:: Given data

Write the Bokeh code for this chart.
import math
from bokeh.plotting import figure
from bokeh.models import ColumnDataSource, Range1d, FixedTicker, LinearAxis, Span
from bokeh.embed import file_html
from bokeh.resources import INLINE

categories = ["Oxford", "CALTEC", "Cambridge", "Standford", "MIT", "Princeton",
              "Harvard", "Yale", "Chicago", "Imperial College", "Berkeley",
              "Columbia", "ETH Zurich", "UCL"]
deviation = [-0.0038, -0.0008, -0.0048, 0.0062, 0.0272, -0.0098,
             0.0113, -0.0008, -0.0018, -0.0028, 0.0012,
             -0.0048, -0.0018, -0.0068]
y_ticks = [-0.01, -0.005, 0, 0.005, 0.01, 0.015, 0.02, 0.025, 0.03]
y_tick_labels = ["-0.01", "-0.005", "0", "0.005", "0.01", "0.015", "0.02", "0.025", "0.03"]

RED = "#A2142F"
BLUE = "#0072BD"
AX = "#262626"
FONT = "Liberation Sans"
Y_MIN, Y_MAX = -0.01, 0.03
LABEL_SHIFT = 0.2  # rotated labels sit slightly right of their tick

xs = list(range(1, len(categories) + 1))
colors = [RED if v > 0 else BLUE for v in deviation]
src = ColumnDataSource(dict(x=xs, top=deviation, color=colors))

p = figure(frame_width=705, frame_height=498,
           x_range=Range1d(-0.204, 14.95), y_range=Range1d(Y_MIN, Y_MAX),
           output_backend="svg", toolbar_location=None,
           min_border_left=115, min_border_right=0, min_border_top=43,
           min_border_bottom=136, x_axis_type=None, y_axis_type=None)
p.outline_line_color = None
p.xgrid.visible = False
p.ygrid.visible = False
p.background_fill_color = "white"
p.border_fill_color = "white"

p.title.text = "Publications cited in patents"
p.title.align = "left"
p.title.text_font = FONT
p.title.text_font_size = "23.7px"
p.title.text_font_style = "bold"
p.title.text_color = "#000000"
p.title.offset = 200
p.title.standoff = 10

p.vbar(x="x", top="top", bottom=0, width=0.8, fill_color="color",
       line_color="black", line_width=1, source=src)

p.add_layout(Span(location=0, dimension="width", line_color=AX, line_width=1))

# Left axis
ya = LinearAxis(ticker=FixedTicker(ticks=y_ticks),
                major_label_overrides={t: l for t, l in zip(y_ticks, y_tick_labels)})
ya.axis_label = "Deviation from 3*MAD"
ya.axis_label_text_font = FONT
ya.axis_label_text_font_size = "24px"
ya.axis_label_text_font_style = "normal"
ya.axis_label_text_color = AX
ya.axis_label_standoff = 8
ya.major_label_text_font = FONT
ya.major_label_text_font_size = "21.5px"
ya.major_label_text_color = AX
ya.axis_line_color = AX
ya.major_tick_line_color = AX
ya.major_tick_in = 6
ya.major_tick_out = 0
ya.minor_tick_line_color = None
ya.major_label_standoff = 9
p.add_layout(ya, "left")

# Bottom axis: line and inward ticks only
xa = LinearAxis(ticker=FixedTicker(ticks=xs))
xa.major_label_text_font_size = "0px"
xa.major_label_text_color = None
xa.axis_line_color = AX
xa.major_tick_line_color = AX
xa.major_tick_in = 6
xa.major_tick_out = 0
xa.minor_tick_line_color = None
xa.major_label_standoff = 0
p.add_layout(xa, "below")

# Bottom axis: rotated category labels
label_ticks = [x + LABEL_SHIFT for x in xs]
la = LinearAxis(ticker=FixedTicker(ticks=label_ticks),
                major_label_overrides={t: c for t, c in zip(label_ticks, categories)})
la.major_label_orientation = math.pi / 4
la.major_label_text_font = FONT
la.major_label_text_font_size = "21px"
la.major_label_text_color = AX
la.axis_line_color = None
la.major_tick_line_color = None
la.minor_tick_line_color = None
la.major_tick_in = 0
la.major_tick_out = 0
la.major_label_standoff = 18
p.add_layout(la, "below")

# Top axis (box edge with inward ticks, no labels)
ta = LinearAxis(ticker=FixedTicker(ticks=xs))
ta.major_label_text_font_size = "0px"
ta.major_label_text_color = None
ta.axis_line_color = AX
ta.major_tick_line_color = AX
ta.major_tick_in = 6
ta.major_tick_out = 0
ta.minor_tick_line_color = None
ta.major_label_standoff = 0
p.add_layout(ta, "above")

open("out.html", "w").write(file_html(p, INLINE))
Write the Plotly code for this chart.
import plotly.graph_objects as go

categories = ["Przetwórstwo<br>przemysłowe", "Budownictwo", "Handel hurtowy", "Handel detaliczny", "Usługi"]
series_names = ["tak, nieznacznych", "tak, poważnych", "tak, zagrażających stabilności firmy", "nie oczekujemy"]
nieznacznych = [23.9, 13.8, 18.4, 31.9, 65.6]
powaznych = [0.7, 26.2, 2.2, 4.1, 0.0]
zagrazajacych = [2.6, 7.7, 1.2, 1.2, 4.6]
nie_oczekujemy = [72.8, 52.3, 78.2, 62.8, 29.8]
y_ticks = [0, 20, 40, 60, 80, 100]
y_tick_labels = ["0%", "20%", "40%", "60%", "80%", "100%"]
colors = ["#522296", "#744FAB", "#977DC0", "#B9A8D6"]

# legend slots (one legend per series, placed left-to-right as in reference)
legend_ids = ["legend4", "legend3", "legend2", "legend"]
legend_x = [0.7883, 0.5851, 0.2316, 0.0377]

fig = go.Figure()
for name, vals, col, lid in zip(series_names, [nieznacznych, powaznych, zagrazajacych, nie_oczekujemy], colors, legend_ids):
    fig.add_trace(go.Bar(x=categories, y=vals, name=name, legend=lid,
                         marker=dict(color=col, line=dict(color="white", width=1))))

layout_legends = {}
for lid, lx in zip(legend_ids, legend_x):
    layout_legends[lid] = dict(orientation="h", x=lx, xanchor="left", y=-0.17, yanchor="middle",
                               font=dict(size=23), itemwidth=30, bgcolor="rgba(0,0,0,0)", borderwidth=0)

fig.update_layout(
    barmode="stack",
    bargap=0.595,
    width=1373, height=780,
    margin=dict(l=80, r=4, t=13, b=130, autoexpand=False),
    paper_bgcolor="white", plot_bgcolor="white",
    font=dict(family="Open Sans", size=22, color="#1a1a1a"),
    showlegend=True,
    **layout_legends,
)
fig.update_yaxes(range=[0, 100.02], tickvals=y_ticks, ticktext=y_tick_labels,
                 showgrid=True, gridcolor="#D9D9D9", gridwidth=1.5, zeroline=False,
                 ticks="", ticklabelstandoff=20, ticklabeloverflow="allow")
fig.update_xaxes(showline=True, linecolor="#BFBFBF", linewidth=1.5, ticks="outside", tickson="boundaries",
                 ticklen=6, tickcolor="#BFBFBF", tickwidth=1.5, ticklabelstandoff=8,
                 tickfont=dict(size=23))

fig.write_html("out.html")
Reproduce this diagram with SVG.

::::

Challenge: Exactly as they appear, retype the lines from the start of the records through the line containing "src = ColumnDataSource(dict(x=xs, top=deviation, color=colors))".

Response:
Write the Bokeh code for this chart.
import math
from bokeh.plotting import figure
from bokeh.models import ColumnDataSource, Range1d, FixedTicker, LinearAxis, Span
from bokeh.embed import file_html
from bokeh.resources import INLINE

categories = ["Oxford", "CALTEC", "Cambridge", "Standford", "MIT", "Princeton",
              "Harvard", "Yale", "Chicago", "Imperial College", "Berkeley",
              "Columbia", "ETH Zurich", "UCL"]
deviation = [-0.0038, -0.0008, -0.0048, 0.0062, 0.0272, -0.0098,
             0.0113, -0.0008, -0.0018, -0.0028, 0.0012,
             -0.0048, -0.0018, -0.0068]
y_ticks = [-0.01, -0.005, 0, 0.005, 0.01, 0.015, 0.02, 0.025, 0.03]
y_tick_labels = ["-0.01", "-0.005", "0", "0.005", "0.01", "0.015", "0.02", "0.025", "0.03"]

RED = "#A2142F"
BLUE = "#0072BD"
AX = "#262626"
FONT = "Liberation Sans"
Y_MIN, Y_MAX = -0.01, 0.03
LABEL_SHIFT = 0.2  # rotated labels sit slightly right of their tick

xs = list(range(1, len(categories) + 1))
colors = [RED if v > 0 else BLUE for v in deviation]
src = ColumnDataSource(dict(x=xs, top=deviation, color=colors))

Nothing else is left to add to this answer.